═════ Material shown ═════
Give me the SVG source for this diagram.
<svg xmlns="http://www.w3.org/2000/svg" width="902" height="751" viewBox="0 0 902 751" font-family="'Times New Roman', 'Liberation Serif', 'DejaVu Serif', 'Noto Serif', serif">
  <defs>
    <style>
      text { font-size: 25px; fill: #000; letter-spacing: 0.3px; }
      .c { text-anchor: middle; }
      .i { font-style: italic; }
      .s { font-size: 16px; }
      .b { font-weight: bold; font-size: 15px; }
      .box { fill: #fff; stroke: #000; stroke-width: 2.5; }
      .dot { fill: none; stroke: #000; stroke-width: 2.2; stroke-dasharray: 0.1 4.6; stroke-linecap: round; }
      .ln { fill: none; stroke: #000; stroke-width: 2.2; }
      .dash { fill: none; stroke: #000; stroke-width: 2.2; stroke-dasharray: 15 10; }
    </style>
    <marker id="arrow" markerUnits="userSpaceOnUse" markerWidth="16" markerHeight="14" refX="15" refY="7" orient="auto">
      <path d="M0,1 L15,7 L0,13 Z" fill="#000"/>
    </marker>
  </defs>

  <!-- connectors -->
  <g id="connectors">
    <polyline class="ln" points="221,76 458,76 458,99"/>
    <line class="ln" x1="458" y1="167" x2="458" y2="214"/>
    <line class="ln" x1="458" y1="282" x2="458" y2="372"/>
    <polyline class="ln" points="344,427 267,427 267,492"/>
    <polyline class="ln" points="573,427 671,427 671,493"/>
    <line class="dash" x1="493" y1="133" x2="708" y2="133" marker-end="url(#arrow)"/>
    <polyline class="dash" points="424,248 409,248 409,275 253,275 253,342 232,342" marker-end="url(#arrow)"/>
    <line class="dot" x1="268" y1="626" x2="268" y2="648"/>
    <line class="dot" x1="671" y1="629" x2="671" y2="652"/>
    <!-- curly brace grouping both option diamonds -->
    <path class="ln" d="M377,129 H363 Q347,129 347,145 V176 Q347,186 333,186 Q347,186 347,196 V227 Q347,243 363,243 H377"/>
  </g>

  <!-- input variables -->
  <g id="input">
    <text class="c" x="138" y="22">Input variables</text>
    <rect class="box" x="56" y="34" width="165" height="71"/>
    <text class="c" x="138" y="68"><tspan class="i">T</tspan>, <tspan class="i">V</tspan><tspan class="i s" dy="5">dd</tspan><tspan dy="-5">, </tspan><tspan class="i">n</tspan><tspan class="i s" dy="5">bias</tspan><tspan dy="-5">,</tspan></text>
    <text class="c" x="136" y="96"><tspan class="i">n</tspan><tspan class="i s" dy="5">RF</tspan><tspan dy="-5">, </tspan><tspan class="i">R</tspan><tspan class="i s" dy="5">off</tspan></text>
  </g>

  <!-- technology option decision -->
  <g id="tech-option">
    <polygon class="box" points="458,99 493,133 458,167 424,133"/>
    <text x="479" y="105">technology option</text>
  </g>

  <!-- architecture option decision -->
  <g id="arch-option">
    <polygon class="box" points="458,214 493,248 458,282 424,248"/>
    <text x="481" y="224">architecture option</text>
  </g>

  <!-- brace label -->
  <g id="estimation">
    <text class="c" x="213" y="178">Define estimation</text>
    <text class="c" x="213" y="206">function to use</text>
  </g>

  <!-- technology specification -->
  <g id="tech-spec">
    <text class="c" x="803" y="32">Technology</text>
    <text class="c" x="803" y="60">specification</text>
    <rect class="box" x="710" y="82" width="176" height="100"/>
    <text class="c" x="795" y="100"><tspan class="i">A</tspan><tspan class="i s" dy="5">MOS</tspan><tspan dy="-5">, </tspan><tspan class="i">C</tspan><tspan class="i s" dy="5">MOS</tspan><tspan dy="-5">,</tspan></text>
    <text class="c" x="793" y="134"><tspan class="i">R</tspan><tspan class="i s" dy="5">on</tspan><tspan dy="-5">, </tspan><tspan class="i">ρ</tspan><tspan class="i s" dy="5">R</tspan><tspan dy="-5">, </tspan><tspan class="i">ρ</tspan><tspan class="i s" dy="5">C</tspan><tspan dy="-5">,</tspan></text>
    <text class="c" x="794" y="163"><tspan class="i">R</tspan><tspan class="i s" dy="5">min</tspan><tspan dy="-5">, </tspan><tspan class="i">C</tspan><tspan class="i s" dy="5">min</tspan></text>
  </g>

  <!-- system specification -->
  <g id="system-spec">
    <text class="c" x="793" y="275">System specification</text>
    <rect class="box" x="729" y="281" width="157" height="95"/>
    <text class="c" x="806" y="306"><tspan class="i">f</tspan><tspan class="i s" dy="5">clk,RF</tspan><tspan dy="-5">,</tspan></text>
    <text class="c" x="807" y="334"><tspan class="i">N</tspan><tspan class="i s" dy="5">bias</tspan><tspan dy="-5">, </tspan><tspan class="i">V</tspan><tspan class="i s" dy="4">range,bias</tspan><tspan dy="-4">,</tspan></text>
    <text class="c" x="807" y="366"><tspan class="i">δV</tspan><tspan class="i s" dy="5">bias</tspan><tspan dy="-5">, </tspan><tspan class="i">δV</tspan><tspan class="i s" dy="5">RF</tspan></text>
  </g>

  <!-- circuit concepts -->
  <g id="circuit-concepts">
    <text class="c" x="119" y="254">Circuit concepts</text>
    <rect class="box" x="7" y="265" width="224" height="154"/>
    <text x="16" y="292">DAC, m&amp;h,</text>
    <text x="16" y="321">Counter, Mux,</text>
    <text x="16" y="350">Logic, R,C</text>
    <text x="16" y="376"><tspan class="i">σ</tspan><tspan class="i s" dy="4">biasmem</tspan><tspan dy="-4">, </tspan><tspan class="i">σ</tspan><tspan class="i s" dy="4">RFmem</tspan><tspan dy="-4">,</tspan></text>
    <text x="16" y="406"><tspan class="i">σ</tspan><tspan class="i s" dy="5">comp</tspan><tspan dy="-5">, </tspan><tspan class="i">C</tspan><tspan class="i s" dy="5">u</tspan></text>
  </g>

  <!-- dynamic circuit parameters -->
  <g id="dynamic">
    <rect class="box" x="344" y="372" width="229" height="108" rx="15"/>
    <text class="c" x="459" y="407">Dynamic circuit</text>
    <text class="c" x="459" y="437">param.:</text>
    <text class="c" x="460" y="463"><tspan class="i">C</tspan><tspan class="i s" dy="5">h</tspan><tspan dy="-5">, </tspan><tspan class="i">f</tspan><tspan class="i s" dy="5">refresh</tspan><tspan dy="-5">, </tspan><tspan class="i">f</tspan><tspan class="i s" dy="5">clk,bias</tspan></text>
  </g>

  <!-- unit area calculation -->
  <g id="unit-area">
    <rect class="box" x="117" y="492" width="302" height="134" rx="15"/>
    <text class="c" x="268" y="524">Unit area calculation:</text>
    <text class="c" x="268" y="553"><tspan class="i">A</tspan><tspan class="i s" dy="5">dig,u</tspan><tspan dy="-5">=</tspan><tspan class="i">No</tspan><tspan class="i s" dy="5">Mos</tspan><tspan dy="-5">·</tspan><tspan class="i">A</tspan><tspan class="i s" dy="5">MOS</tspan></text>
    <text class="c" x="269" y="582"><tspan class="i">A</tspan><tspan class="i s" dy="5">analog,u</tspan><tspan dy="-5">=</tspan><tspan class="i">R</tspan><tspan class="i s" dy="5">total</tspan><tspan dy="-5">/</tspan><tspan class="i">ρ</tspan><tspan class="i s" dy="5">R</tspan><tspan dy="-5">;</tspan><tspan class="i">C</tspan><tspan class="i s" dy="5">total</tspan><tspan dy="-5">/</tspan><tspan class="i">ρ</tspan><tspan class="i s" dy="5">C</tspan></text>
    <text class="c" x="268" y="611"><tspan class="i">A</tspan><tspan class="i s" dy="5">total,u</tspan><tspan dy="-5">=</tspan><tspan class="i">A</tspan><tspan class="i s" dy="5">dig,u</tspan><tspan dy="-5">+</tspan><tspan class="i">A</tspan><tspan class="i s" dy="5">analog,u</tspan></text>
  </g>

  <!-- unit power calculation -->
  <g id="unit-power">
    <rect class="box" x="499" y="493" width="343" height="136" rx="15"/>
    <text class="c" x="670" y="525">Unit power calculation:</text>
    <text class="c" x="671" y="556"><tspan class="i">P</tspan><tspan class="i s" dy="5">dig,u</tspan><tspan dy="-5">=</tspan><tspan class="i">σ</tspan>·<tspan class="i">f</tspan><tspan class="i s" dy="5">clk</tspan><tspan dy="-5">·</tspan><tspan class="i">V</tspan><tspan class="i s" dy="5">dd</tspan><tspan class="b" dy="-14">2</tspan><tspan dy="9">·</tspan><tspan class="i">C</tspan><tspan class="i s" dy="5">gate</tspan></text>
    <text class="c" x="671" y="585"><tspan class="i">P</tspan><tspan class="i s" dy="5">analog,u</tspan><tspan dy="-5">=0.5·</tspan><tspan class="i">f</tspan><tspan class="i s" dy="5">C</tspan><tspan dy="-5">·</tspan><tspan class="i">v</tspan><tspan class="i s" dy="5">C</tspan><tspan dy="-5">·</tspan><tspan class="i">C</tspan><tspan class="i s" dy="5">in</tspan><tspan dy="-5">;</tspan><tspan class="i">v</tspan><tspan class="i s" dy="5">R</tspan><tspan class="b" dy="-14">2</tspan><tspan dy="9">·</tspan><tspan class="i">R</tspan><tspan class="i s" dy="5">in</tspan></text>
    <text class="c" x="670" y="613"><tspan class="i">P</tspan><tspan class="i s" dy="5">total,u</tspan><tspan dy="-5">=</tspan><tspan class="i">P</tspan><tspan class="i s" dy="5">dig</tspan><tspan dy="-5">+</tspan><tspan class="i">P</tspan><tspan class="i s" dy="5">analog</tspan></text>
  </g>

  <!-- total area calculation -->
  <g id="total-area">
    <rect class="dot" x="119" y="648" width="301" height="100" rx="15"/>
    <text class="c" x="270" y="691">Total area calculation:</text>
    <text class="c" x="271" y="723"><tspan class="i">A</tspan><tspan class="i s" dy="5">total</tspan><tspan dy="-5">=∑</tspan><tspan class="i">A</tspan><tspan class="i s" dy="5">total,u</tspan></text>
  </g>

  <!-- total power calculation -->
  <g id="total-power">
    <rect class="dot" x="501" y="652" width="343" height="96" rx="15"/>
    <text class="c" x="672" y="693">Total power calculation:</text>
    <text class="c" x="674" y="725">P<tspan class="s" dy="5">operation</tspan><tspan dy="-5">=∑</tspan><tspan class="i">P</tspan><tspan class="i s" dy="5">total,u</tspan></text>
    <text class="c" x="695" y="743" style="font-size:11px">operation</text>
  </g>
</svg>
═════
═════ Material shown ═════
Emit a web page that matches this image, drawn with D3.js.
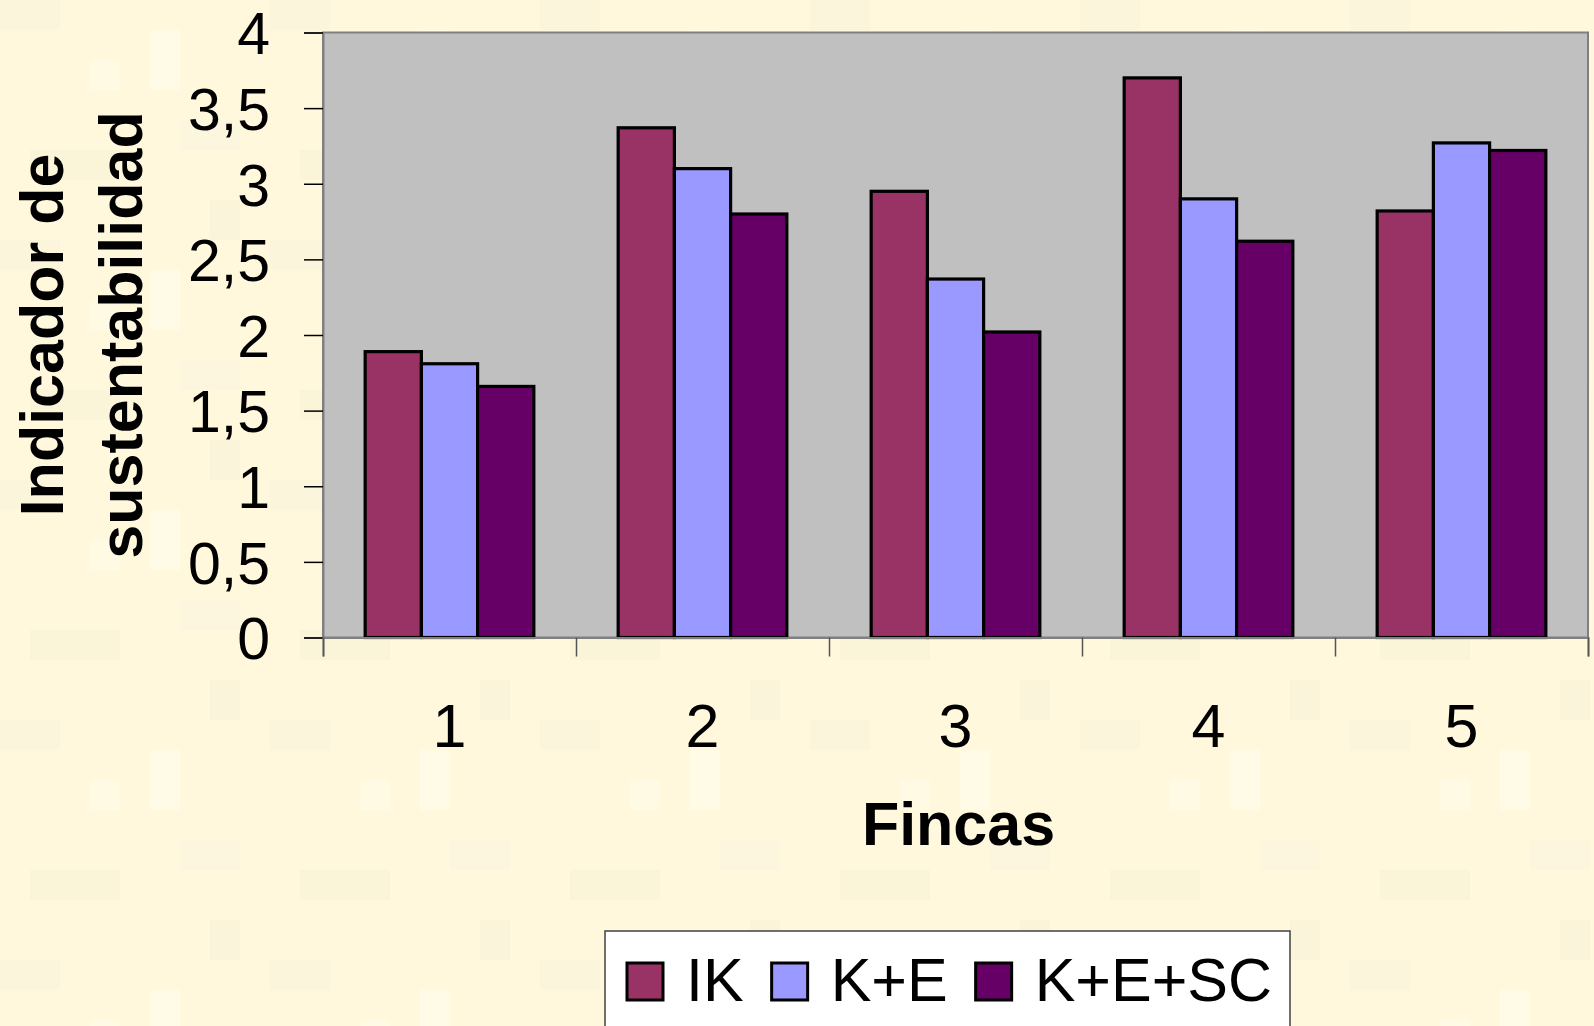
═════
● Exercise brief
Using the material above, gather every line that includes "this".

● Correct output
Give me the SVG source for this diagram.
Emit a web page that matches this image, drawn with D3.js.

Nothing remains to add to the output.